En relación también a los agronegocios, la editorial Puerto de Palos [15] se anima a mencionar a los alimentos transgénicos. Menciona que en Argentina se produce algodón, maíz y soja transgénica. Al intentar poner el tema en debate se limitan a decir: “(…) si un alimento no es idéntico en composición y valor nutricional al alimento convencional, no será aprobado para su comercialización y consumo…” Otra vez, se quedan a mitad de camino. ¿Quién controla y regula su aprobación? ¿Qué pasa si la empresa soborna a ese ente regulador? Hay estudiantes cuyas familias viven a diario y en su cuerpo la fumigación con glifosato. Ellos entienden perfectamente que nadie regula esto porque sus escuelas están en zonas sojeras y son rociados frecuentemente. ¿Qué pasa con el glifosato y el riesgo de cáncer? ¿Qué efectos tienen los pesticidas sobre la Tierra y el medioambiente? ¿Qué sucede con las comunidades que son expulsadas de sus tierras para plantar soja? Se trata de crímenes que los chicos viven muy de cerca y su libro escolar solo se anima a decir “(...) no se puede generalizar sobre ‘inocencia’ o el perjuicio de todos los alimentos con estas características”.

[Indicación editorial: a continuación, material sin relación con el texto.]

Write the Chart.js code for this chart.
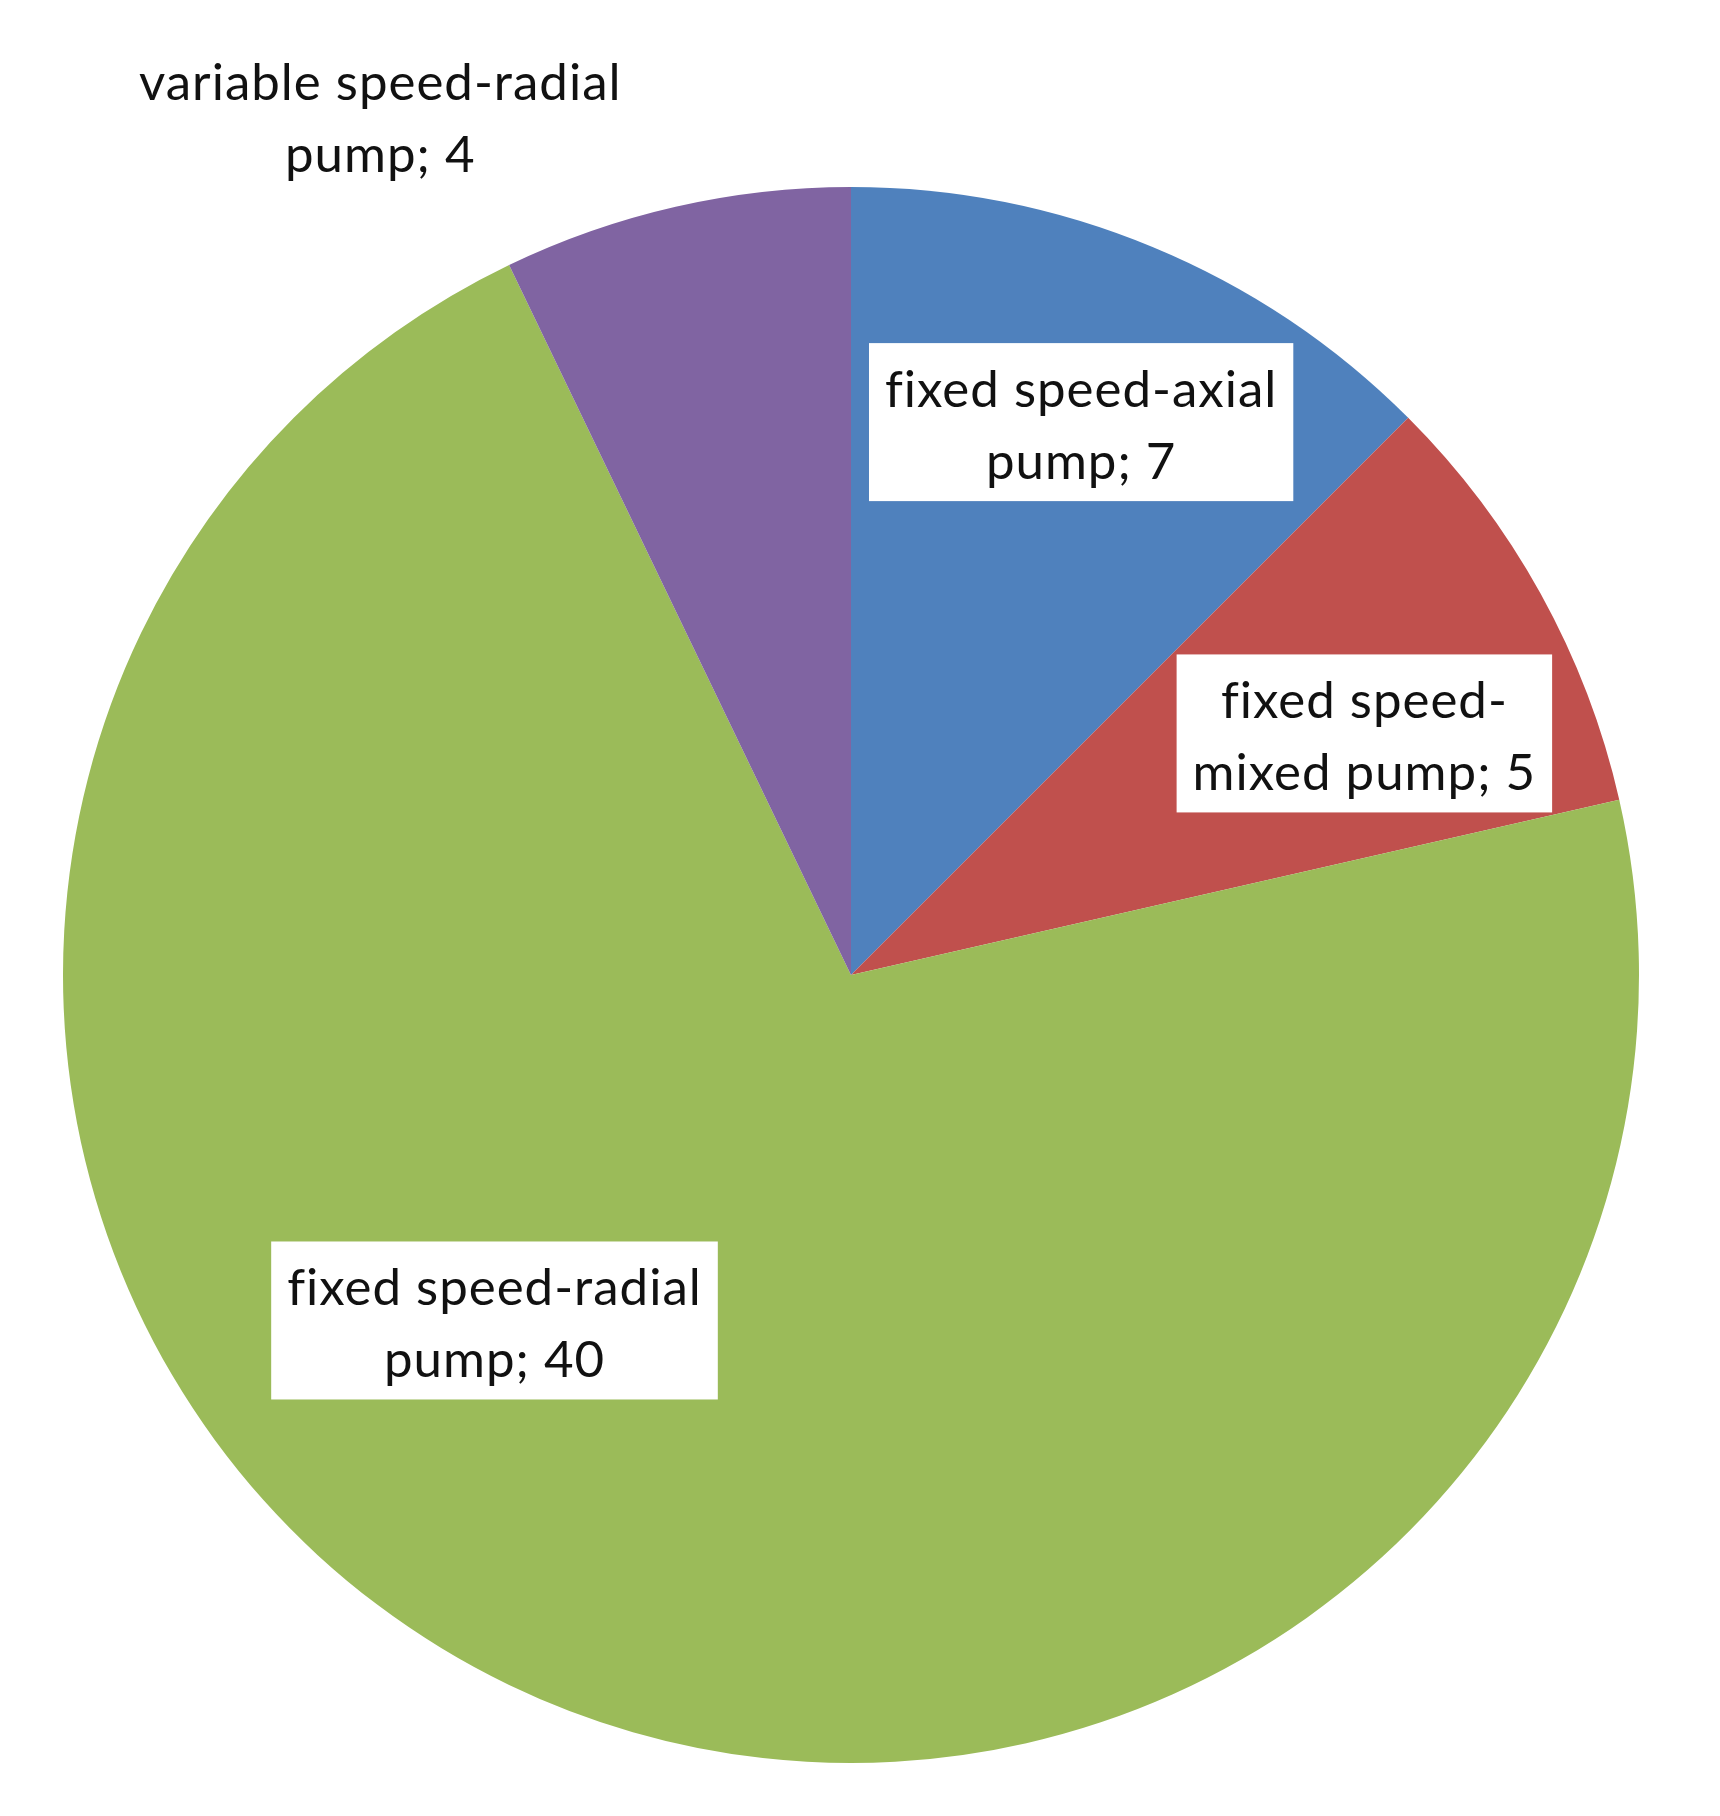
<!DOCTYPE html>
<html>
<head>
<meta charset="utf-8">
<script src="https://cdn.jsdelivr.net/npm/chart.js@4.4.1/dist/chart.umd.min.js"></script>
<style>
  html, body { margin: 0; padding: 0; background: #fff; }
  #wrap { width: 1720px; height: 1816px; position: relative; }
</style>
</head>
<body>
<div id="wrap"><canvas id="pie"></canvas></div>
<script>
// ===== data =====
const PUMP_TYPES = [
  'fixed speed-axial pump',
  'fixed speed-mixed pump',
  'fixed speed-radial pump',
  'variable speed-radial pump',
];
const PUMP_COUNTS = [7, 5, 40, 4];
const SLICE_COLORS = ['#4F81BD', '#C0504D', '#9BBB59', '#8064A2'];

// label text split as in the original (two lines each)
const LABEL_LINES = [
  ['fixed speed-axial', 'pump; 7'],
  ['fixed speed-', 'mixed pump; 5'],
  ['fixed speed-radial', 'pump; 40'],
  ['variable speed-radial', 'pump; 4'],
];
// placement: angle from 12 o'clock (deg, clockwise) and distance as fraction of radius
const LABEL_PLACE = [
  { ang: 22.6, r: 0.76, box: true },
  { ang: 64.8, r: 0.72, box: true },
  { ang: 225.9, r: 0.63, box: true },
  { ang: 331.3, r: 1.244, box: false },
];

const FONT = '51px Lato, "Open Sans", sans-serif';
const LINE_H = 72;

const labelPlugin = {
  id: 'boxLabels',
  afterDatasetsDraw(chart) {
    const { ctx } = chart;
    const arc = chart.getDatasetMeta(0).data[0];
    const cx = arc.x, cy = arc.y, R = arc.outerRadius;
    ctx.save();
    ctx.font = FONT;
    ctx.letterSpacing = '1px';
    ctx.textAlign = 'center';
    ctx.textBaseline = 'middle';
    LABEL_LINES.forEach((lines, i) => {
      const p = LABEL_PLACE[i];
      const a = p.ang * Math.PI / 180;
      const x = cx + Math.sin(a) * R * p.r;
      const y = cy - Math.cos(a) * R * p.r;
      const w = Math.max(...lines.map(l => ctx.measureText(l).width));
      const h = lines.length * LINE_H;
      if (p.box) {
        ctx.fillStyle = '#fff';
        ctx.fillRect(x - w / 2 - 16, y - h / 2 - 7, w + 32, h + 14);
      }
      ctx.fillStyle = '#111';
      lines.forEach((l, k) => {
        ctx.fillText(l, x, y - h / 2 + LINE_H * (k + 0.5) + 4);
      });
    });
    ctx.restore();
  }
};

new Chart(document.getElementById('pie'), {
  type: 'pie',
  data: {
    labels: PUMP_TYPES,
    datasets: [{
      data: PUMP_COUNTS,
      backgroundColor: SLICE_COLORS,
      borderWidth: 0,
    }]
  },
  options: {
    responsive: true, maintainAspectRatio: false,
    animation: false,
    layout: { padding: { left: 63, right: 81, top: 187, bottom: 53 } },
    plugins: { legend: { display: false }, tooltip: { enabled: false } },
  },
  plugins: [labelPlugin],
});
</script>
</body>
</html>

Cuestionar la mercantilización y el reduccionismo científico en las aulas
La ciencia no está exenta de los intereses del sistema capitalista. La omisión de datos y la presentación de una visión de ciencia triunfal, movida siempre por fines altruistas, representa una tendencia despolitizadora propia de la ideología burguesa dominante. Esta idea de ciencia “aséptica” aparece implícita no solo en la biología, sino en el contenido a enseñar de todas las áreas disciplinares. Desde esta perspectiva de supuesta neutralidad, en donde el conocimiento es construido por individuos aislados de cualquier contexto social e histórico, la ciencia ocupa un lugar jerárquico por sobre el resto del conocimiento. La realidad se presenta fragmentada, y se crea la ilusión de que es posible tener una comprensión acabada de una unidad compleja –por ejemplo, el ser humano– a partir del estudio de alguna parte de él: su cerebro, sus genes, sus células, la clave del pensamiento reduccionista (o “falacia mereológica” [16] Lo cierto es que la vida humana se halla en relación e interacción constante con el resto de la naturaleza, en un ida y vuelta dialéctico sin fin. En este movimiento constante y complejo, todos formamos parte del mismo organismo, la naturaleza en su conjunto, la cual es transformada por nuestros actos, y a la vez, esa transformación también nos transforma a nosotros. La realidad no es algo que ocurre ahí afuera, no estamos aislados de ella, las cosas no ocurren fortuitamente. Para transformar la realidad es necesario comprenderla y la ciencia está para eso: para comprender la realidad y actuar en consecuencia en pos de su transformación. Eso es hacer política. Nuestra tarea en las aulas deberá apuntar entonces a despertar conciencia, propiciando el debate y la reflexión sobre el lugar social de aquello que se nos presenta como grandes logros y promesas. La omisión de un análisis científico del núcleo del sistema social en el que vivimos es congruente con la promoción de una ciencia mercantilizada.